What you need to do = Print each line of the listing once more, precisely as given.

Data excerpt =
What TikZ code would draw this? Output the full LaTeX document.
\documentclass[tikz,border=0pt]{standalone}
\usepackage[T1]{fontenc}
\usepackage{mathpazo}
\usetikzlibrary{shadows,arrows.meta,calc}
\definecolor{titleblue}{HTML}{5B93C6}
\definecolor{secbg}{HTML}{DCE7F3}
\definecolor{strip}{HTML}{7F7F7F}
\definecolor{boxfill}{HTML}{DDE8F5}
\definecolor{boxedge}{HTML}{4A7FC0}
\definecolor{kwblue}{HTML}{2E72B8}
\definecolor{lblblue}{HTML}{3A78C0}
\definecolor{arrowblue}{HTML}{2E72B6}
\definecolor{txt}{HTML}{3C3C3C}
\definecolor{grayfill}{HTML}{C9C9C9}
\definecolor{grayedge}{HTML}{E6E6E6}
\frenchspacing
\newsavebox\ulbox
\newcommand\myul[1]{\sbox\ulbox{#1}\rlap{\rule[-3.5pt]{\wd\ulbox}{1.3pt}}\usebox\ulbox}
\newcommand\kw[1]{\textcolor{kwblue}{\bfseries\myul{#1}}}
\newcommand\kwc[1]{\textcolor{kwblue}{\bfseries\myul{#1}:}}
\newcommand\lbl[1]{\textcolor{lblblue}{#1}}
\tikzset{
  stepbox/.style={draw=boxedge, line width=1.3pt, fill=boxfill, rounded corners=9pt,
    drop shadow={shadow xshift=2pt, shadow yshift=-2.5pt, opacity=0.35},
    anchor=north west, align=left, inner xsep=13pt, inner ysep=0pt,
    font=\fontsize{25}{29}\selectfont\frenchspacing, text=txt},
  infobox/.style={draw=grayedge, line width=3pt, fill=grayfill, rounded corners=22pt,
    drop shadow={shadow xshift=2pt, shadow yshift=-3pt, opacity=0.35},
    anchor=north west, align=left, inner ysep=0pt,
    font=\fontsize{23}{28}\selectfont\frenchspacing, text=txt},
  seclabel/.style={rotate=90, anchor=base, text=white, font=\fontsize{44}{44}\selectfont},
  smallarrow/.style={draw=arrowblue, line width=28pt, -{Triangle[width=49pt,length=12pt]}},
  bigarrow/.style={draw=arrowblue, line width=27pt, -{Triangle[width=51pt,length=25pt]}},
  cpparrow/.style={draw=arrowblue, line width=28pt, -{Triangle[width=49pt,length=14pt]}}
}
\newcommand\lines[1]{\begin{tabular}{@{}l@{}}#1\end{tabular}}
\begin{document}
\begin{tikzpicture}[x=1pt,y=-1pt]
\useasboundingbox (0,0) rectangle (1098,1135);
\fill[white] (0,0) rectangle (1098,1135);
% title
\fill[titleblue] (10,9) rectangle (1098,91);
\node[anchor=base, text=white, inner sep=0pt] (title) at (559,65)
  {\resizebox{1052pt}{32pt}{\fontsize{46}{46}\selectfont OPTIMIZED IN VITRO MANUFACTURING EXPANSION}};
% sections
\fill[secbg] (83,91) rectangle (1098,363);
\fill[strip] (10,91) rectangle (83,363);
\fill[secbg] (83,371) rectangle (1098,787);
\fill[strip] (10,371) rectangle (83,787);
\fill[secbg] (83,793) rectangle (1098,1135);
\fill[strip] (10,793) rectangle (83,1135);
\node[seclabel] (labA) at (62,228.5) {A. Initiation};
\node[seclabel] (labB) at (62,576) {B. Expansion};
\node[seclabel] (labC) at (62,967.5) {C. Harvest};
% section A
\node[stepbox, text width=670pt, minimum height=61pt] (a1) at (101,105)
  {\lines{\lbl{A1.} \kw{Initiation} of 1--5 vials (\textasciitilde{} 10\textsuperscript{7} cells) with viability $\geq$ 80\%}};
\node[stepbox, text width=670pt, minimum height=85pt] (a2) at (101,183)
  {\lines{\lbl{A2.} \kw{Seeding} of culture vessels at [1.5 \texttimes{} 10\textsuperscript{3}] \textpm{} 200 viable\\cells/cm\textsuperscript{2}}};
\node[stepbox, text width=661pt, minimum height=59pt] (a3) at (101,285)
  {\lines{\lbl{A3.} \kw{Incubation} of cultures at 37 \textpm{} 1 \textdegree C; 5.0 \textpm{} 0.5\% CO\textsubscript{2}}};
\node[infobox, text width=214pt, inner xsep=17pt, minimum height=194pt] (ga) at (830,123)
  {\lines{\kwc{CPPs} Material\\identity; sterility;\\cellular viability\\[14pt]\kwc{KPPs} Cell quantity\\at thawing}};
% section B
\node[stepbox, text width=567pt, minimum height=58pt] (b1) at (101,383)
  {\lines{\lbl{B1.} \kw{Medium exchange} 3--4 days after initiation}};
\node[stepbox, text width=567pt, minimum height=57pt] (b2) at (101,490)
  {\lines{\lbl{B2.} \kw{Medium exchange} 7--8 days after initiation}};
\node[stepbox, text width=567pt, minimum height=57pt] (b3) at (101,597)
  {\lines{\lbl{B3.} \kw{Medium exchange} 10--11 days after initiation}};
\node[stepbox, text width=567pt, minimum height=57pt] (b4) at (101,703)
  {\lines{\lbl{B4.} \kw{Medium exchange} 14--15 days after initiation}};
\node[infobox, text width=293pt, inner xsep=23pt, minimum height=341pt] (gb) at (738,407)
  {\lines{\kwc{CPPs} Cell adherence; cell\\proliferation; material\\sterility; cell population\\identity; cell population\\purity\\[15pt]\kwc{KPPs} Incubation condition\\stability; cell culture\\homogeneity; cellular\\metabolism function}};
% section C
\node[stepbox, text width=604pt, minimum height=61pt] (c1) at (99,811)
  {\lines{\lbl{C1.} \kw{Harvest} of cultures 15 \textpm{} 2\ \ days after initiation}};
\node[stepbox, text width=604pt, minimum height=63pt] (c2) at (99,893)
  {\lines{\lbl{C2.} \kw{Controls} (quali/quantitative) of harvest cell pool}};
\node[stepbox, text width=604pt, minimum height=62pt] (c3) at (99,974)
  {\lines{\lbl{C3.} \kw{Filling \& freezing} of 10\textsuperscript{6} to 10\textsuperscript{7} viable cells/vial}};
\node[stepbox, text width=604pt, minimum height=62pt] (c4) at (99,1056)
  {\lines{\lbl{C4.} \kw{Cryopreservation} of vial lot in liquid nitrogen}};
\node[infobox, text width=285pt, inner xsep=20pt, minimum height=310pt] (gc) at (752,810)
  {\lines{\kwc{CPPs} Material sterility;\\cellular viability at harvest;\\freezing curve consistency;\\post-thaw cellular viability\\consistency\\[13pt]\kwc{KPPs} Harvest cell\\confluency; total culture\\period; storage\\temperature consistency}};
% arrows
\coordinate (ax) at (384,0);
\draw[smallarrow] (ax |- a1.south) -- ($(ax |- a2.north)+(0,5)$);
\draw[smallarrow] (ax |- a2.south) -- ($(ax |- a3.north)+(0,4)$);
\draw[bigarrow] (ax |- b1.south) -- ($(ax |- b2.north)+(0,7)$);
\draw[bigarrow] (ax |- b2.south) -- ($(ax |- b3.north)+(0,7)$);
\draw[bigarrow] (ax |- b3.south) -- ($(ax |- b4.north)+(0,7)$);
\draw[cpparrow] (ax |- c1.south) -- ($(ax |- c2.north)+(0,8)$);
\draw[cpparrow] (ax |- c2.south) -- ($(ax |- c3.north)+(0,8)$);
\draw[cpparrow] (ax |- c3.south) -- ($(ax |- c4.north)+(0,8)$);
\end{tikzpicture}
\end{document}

Task solution =
What TikZ code would draw this? Output the full LaTeX document.
\documentclass[tikz,border=0pt]{standalone}
\usepackage[T1]{fontenc}
\usepackage{mathpazo}
\usetikzlibrary{shadows,arrows.meta,calc}
\definecolor{titleblue}{HTML}{5B93C6}
\definecolor{secbg}{HTML}{DCE7F3}
\definecolor{strip}{HTML}{7F7F7F}
\definecolor{boxfill}{HTML}{DDE8F5}
\definecolor{boxedge}{HTML}{4A7FC0}
\definecolor{kwblue}{HTML}{2E72B8}
\definecolor{lblblue}{HTML}{3A78C0}
\definecolor{arrowblue}{HTML}{2E72B6}
\definecolor{txt}{HTML}{3C3C3C}
\definecolor{grayfill}{HTML}{C9C9C9}
\definecolor{grayedge}{HTML}{E6E6E6}
\frenchspacing
\newsavebox\ulbox
\newcommand\myul[1]{\sbox\ulbox{#1}\rlap{\rule[-3.5pt]{\wd\ulbox}{1.3pt}}\usebox\ulbox}
\newcommand\kw[1]{\textcolor{kwblue}{\bfseries\myul{#1}}}
\newcommand\kwc[1]{\textcolor{kwblue}{\bfseries\myul{#1}:}}
\newcommand\lbl[1]{\textcolor{lblblue}{#1}}
\tikzset{
  stepbox/.style={draw=boxedge, line width=1.3pt, fill=boxfill, rounded corners=9pt,
    drop shadow={shadow xshift=2pt, shadow yshift=-2.5pt, opacity=0.35},
    anchor=north west, align=left, inner xsep=13pt, inner ysep=0pt,
    font=\fontsize{25}{29}\selectfont\frenchspacing, text=txt},
  infobox/.style={draw=grayedge, line width=3pt, fill=grayfill, rounded corners=22pt,
    drop shadow={shadow xshift=2pt, shadow yshift=-3pt, opacity=0.35},
    anchor=north west, align=left, inner ysep=0pt,
    font=\fontsize{23}{28}\selectfont\frenchspacing, text=txt},
  seclabel/.style={rotate=90, anchor=base, text=white, font=\fontsize{44}{44}\selectfont},
  smallarrow/.style={draw=arrowblue, line width=28pt, -{Triangle[width=49pt,length=12pt]}},
  bigarrow/.style={draw=arrowblue, line width=27pt, -{Triangle[width=51pt,length=25pt]}},
  cpparrow/.style={draw=arrowblue, line width=28pt, -{Triangle[width=49pt,length=14pt]}}
}
\newcommand\lines[1]{\begin{tabular}{@{}l@{}}#1\end{tabular}}
\begin{document}
\begin{tikzpicture}[x=1pt,y=-1pt]
\useasboundingbox (0,0) rectangle (1098,1135);
\fill[white] (0,0) rectangle (1098,1135);
% title
\fill[titleblue] (10,9) rectangle (1098,91);
\node[anchor=base, text=white, inner sep=0pt] (title) at (559,65)
  {\resizebox{1052pt}{32pt}{\fontsize{46}{46}\selectfont OPTIMIZED IN VITRO MANUFACTURING EXPANSION}};
% sections
\fill[secbg] (83,91) rectangle (1098,363);
\fill[strip] (10,91) rectangle (83,363);
\fill[secbg] (83,371) rectangle (1098,787);
\fill[strip] (10,371) rectangle (83,787);
\fill[secbg] (83,793) rectangle (1098,1135);
\fill[strip] (10,793) rectangle (83,1135);
\node[seclabel] (labA) at (62,228.5) {A. Initiation};
\node[seclabel] (labB) at (62,576) {B. Expansion};
\node[seclabel] (labC) at (62,967.5) {C. Harvest};
% section A
\node[stepbox, text width=670pt, minimum height=61pt] (a1) at (101,105)
  {\lines{\lbl{A1.} \kw{Initiation} of 1--5 vials (\textasciitilde{} 10\textsuperscript{7} cells) with viability $\geq$ 80\%}};
\node[stepbox, text width=670pt, minimum height=85pt] (a2) at (101,183)
  {\lines{\lbl{A2.} \kw{Seeding} of culture vessels at [1.5 \texttimes{} 10\textsuperscript{3}] \textpm{} 200 viable\\cells/cm\textsuperscript{2}}};
\node[stepbox, text width=661pt, minimum height=59pt] (a3) at (101,285)
  {\lines{\lbl{A3.} \kw{Incubation} of cultures at 37 \textpm{} 1 \textdegree C; 5.0 \textpm{} 0.5\% CO\textsubscript{2}}};
\node[infobox, text width=214pt, inner xsep=17pt, minimum height=194pt] (ga) at (830,123)
  {\lines{\kwc{CPPs} Material\\identity; sterility;\\cellular viability\\[14pt]\kwc{KPPs} Cell quantity\\at thawing}};
% section B
\node[stepbox, text width=567pt, minimum height=58pt] (b1) at (101,383)
  {\lines{\lbl{B1.} \kw{Medium exchange} 3--4 days after initiation}};
\node[stepbox, text width=567pt, minimum height=57pt] (b2) at (101,490)
  {\lines{\lbl{B2.} \kw{Medium exchange} 7--8 days after initiation}};
\node[stepbox, text width=567pt, minimum height=57pt] (b3) at (101,597)
  {\lines{\lbl{B3.} \kw{Medium exchange} 10--11 days after initiation}};
\node[stepbox, text width=567pt, minimum height=57pt] (b4) at (101,703)
  {\lines{\lbl{B4.} \kw{Medium exchange} 14--15 days after initiation}};
\node[infobox, text width=293pt, inner xsep=23pt, minimum height=341pt] (gb) at (738,407)
  {\lines{\kwc{CPPs} Cell adherence; cell\\proliferation; material\\sterility; cell population\\identity; cell population\\purity\\[15pt]\kwc{KPPs} Incubation condition\\stability; cell culture\\homogeneity; cellular\\metabolism function}};
% section C
\node[stepbox, text width=604pt, minimum height=61pt] (c1) at (99,811)
  {\lines{\lbl{C1.} \kw{Harvest} of cultures 15 \textpm{} 2\ \ days after initiation}};
\node[stepbox, text width=604pt, minimum height=63pt] (c2) at (99,893)
  {\lines{\lbl{C2.} \kw{Controls} (quali/quantitative) of harvest cell pool}};
\node[stepbox, text width=604pt, minimum height=62pt] (c3) at (99,974)
  {\lines{\lbl{C3.} \kw{Filling \& freezing} of 10\textsuperscript{6} to 10\textsuperscript{7} viable cells/vial}};
\node[stepbox, text width=604pt, minimum height=62pt] (c4) at (99,1056)
  {\lines{\lbl{C4.} \kw{Cryopreservation} of vial lot in liquid nitrogen}};
\node[infobox, text width=285pt, inner xsep=20pt, minimum height=310pt] (gc) at (752,810)
  {\lines{\kwc{CPPs} Material sterility;\\cellular viability at harvest;\\freezing curve consistency;\\post-thaw cellular viability\\consistency\\[13pt]\kwc{KPPs} Harvest cell\\confluency; total culture\\period; storage\\temperature consistency}};
% arrows
\coordinate (ax) at (384,0);
\draw[smallarrow] (ax |- a1.south) -- ($(ax |- a2.north)+(0,5)$);
\draw[smallarrow] (ax |- a2.south) -- ($(ax |- a3.north)+(0,4)$);
\draw[bigarrow] (ax |- b1.south) -- ($(ax |- b2.north)+(0,7)$);
\draw[bigarrow] (ax |- b2.south) -- ($(ax |- b3.north)+(0,7)$);
\draw[bigarrow] (ax |- b3.south) -- ($(ax |- b4.north)+(0,7)$);
\draw[cpparrow] (ax |- c1.south) -- ($(ax |- c2.north)+(0,8)$);
\draw[cpparrow] (ax |- c2.south) -- ($(ax |- c3.north)+(0,8)$);
\draw[cpparrow] (ax |- c3.south) -- ($(ax |- c4.north)+(0,8)$);
\end{tikzpicture}
\end{document}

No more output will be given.